The plasticity of memory is also relevant. The more that kids are questioned in leading ways, the more likely they are to embellish memories as they retell them. And the re-tellings actually add those fabricated details to the original memory, so that in the next re-telling the memory will feel more real. A story that starts off with a very innocent, pedestrian basis can end up after several tellings with many added parts that the witness recounts as if they were fact - swearing blind that they happened. Presumably this is especially so with young, impressionable kids.
These cases can also involve lie detector tests, and skeptics believe that the evidence points to their reliability being poor enough that these devices have not been shown to be useful tools in discerning the truth in legal cases, and should not be used in court.

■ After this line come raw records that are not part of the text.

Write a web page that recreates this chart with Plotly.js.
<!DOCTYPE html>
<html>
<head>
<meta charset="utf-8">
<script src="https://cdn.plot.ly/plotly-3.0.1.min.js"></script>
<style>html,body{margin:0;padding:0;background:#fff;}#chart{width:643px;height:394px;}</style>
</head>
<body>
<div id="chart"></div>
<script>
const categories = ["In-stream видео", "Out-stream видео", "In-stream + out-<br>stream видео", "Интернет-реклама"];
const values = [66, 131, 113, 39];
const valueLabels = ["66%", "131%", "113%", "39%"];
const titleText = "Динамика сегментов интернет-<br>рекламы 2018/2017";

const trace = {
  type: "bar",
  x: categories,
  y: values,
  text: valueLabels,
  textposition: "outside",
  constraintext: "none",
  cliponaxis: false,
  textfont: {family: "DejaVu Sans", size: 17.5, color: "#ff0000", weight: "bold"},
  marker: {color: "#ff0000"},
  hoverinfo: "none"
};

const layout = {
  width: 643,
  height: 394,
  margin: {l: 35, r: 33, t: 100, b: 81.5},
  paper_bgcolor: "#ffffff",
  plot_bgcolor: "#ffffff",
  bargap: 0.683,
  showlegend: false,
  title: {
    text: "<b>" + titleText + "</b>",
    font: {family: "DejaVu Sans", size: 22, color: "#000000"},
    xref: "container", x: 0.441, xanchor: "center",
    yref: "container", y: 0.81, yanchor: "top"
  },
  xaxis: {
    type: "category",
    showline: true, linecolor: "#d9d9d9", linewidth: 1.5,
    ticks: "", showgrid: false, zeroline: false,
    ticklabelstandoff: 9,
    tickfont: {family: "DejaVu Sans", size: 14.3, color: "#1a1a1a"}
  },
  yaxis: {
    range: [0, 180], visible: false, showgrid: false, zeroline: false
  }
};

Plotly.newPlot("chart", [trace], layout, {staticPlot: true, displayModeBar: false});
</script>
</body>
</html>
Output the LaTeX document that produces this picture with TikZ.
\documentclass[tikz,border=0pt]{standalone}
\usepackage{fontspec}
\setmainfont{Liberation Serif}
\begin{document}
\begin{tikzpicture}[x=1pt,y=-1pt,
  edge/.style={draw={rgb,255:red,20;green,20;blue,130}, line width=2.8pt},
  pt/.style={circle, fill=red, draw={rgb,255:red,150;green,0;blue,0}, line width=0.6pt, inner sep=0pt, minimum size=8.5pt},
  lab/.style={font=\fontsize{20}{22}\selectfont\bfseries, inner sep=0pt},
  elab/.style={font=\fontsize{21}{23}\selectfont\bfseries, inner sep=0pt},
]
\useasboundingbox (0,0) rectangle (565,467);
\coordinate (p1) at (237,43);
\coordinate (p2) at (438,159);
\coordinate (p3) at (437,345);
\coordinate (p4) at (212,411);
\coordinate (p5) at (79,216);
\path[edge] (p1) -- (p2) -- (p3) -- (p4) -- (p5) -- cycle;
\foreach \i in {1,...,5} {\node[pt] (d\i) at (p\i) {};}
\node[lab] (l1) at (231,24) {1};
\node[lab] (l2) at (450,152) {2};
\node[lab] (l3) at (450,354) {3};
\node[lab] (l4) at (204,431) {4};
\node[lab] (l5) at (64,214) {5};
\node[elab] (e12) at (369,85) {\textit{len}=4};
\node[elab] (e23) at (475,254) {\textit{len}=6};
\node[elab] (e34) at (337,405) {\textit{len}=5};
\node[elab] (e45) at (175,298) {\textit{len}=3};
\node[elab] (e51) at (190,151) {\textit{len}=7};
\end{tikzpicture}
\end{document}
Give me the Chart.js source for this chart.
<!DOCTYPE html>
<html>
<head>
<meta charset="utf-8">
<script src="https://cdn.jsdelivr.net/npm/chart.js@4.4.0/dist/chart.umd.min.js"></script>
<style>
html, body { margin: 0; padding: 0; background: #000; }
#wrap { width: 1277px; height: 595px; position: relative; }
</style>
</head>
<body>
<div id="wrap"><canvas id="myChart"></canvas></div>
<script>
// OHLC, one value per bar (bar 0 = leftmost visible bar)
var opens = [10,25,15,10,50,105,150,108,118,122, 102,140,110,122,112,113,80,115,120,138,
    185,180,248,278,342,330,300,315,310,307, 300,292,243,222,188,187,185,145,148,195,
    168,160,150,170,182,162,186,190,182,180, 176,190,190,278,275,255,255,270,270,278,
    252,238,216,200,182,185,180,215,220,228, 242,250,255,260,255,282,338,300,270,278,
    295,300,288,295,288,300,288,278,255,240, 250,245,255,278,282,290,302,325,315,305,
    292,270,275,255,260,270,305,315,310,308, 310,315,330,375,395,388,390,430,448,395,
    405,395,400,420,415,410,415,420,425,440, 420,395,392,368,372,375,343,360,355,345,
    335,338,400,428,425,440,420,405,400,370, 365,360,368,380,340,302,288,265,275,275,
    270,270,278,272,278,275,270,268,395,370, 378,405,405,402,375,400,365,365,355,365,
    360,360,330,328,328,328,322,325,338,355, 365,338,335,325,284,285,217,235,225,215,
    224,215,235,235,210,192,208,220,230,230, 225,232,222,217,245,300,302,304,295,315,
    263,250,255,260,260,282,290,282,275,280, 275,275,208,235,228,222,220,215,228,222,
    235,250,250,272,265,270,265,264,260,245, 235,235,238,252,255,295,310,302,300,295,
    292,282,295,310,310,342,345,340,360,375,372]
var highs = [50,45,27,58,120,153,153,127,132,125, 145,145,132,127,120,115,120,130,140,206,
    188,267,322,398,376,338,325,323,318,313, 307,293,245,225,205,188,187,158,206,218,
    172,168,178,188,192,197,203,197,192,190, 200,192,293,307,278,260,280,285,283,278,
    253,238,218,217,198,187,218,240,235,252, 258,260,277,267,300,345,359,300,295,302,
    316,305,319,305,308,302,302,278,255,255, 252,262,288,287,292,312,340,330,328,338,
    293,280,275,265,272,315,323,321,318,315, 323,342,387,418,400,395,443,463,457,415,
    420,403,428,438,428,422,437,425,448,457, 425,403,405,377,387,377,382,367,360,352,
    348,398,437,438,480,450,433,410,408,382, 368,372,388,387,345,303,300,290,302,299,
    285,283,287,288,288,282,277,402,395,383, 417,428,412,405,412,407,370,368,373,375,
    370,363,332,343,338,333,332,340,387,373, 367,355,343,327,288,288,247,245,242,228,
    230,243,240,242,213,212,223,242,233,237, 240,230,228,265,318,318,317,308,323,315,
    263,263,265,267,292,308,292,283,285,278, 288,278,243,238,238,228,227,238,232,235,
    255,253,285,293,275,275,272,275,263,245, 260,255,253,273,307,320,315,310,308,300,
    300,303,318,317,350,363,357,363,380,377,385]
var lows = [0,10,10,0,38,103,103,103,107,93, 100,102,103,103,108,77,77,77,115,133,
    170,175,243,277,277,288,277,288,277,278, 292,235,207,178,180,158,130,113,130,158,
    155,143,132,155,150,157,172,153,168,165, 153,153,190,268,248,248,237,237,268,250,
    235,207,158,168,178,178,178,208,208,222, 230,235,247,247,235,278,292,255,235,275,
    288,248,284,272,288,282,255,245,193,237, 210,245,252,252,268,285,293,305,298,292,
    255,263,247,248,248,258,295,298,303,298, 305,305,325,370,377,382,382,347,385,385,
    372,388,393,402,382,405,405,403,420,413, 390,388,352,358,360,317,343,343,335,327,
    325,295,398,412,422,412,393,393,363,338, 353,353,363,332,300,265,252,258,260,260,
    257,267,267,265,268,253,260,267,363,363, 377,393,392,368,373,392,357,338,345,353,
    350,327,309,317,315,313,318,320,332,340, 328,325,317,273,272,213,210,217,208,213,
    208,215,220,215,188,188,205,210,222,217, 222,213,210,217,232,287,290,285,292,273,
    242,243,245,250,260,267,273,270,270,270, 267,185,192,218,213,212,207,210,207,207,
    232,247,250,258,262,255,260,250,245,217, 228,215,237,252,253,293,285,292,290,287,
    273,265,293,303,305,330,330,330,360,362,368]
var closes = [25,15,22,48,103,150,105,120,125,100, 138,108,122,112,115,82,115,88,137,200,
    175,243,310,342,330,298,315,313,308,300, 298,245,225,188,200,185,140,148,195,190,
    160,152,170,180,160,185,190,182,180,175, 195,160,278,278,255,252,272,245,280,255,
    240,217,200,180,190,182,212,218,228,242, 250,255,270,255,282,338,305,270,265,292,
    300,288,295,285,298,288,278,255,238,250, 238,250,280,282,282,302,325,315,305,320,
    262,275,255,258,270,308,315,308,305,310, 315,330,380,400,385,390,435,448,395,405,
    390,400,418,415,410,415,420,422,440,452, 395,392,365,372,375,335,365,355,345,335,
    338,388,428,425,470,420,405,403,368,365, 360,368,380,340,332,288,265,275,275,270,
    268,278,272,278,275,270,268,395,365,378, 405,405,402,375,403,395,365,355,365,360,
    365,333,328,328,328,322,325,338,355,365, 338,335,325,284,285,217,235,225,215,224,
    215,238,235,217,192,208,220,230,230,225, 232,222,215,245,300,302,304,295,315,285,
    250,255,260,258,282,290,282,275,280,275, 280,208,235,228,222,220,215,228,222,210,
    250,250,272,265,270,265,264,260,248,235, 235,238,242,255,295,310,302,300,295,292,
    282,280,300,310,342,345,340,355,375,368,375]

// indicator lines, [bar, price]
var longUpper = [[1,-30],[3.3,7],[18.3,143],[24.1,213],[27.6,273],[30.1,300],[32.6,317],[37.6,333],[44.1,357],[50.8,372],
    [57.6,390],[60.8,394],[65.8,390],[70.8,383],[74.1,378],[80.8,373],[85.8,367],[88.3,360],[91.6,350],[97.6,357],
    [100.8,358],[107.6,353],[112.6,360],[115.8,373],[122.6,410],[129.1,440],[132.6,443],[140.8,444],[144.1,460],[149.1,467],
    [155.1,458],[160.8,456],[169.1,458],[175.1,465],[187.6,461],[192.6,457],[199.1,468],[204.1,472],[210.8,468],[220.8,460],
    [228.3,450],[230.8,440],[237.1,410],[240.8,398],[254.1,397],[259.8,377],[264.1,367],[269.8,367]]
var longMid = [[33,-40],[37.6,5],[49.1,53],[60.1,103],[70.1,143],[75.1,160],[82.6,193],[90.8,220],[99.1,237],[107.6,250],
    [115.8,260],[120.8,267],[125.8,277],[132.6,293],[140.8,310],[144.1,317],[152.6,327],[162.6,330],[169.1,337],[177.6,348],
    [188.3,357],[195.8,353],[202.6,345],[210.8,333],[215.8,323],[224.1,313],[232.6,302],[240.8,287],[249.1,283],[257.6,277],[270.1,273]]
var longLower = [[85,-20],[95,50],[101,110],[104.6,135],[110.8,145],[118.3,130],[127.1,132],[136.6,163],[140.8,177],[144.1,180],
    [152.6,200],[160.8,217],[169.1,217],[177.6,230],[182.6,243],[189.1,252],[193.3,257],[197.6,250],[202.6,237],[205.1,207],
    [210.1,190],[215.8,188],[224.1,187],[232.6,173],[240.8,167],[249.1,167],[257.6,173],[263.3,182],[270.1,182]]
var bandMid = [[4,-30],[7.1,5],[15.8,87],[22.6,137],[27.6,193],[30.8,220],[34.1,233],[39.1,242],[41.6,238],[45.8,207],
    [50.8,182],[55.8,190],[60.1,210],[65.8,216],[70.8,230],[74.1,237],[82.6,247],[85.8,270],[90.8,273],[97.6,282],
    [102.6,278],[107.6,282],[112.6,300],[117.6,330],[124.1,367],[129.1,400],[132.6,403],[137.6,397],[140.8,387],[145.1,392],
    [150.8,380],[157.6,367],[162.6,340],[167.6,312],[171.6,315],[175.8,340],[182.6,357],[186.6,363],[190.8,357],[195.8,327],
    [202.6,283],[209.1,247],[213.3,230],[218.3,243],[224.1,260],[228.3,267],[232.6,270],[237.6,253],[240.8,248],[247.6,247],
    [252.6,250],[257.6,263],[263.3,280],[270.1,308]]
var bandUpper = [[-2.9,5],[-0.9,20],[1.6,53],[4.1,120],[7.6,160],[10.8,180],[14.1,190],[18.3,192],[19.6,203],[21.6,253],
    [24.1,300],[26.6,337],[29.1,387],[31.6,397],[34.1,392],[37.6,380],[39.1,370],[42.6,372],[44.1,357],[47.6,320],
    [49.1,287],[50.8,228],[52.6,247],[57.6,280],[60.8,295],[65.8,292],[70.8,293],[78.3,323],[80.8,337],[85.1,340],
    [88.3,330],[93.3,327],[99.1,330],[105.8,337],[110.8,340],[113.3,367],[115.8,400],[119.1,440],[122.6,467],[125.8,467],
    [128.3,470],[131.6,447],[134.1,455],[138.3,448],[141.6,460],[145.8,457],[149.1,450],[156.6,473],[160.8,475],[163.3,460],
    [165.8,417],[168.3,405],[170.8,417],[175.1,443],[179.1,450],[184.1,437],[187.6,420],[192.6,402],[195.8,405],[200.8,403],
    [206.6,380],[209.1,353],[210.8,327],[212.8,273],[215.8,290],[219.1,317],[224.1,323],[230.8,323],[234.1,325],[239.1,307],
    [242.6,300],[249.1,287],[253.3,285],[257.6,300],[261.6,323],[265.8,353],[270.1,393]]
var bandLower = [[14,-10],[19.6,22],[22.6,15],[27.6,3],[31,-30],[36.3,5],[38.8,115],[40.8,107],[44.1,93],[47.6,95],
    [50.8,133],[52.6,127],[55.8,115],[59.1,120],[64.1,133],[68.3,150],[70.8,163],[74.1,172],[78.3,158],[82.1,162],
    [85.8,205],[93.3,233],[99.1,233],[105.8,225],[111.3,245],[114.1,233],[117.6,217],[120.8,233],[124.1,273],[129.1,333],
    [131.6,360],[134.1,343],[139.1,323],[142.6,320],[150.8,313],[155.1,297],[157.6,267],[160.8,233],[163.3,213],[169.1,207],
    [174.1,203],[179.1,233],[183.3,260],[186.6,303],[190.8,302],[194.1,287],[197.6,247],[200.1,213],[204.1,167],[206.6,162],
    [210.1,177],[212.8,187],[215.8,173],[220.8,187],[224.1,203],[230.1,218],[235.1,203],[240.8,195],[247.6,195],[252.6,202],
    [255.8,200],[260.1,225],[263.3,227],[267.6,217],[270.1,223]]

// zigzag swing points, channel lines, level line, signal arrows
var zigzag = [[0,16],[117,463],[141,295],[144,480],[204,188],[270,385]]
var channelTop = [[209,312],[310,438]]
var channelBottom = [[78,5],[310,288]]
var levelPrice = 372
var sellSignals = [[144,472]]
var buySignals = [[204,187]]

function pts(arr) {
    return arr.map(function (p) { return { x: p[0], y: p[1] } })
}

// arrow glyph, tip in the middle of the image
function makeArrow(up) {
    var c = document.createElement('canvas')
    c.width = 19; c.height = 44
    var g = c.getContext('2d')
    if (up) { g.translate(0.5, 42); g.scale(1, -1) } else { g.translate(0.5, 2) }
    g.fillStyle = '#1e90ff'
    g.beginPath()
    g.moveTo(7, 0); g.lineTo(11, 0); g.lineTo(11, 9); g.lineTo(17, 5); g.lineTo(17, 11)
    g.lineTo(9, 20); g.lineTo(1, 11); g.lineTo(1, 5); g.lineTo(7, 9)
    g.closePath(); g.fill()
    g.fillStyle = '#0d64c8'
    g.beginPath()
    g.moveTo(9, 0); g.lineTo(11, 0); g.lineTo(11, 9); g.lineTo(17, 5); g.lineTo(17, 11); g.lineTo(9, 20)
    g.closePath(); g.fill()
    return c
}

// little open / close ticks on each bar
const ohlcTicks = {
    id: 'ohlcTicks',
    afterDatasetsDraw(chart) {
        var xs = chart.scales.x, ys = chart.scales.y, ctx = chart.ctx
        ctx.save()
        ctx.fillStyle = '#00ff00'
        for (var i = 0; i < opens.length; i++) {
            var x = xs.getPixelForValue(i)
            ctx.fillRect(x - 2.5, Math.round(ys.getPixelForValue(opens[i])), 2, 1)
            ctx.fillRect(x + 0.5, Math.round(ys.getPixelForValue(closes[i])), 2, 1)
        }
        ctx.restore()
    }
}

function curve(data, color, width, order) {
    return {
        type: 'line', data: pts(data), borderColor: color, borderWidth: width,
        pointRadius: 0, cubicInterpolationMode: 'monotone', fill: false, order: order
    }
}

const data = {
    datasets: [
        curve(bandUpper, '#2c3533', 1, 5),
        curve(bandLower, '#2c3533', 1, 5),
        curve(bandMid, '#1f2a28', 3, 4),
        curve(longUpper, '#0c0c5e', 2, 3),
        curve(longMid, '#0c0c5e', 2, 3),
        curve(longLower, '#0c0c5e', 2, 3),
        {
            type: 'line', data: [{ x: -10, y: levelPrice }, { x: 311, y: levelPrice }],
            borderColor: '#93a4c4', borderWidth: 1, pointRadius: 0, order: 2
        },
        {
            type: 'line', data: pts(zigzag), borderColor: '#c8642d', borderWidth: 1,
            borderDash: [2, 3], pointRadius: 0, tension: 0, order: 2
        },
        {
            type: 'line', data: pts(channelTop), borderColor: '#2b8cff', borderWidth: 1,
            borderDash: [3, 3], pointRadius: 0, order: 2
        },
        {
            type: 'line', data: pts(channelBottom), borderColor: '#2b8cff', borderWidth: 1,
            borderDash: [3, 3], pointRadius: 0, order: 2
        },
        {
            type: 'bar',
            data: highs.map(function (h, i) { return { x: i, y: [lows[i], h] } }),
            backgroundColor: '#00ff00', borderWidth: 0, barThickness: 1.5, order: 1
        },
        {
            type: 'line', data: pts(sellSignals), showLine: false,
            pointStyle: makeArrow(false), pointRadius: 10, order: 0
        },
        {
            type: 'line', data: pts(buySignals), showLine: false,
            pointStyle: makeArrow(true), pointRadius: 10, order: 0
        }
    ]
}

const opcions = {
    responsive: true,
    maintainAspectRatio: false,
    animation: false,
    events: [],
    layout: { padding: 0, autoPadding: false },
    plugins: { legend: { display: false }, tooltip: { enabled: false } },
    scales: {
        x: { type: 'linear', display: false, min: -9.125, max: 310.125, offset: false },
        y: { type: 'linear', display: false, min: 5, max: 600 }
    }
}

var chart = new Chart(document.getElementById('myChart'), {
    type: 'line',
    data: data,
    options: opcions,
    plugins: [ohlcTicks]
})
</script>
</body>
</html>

For the Kellers' case, they were convicted in 1992 and finally released in 2013 after nearly 22 years separated from each other in jail. They were freed after a lawyer read an article in 2009 detailing how the facts of the case that lead to conviction were wrong. The lawyer worked for free, and secured their release in 2013 - after getting one of the doctors involved in the original case to admit that their testimony had been wrong.
Next the Kellers had to fight for their innocence, and it took until June this year to get the state to admit wrongful conviction. Finally this week the case has been settled, with a $3.4 million payment in compensation for the 20 years of their life that was taken.
There's a good documentary called Witch Hunt that focuses on another case, the Kern County case in the US.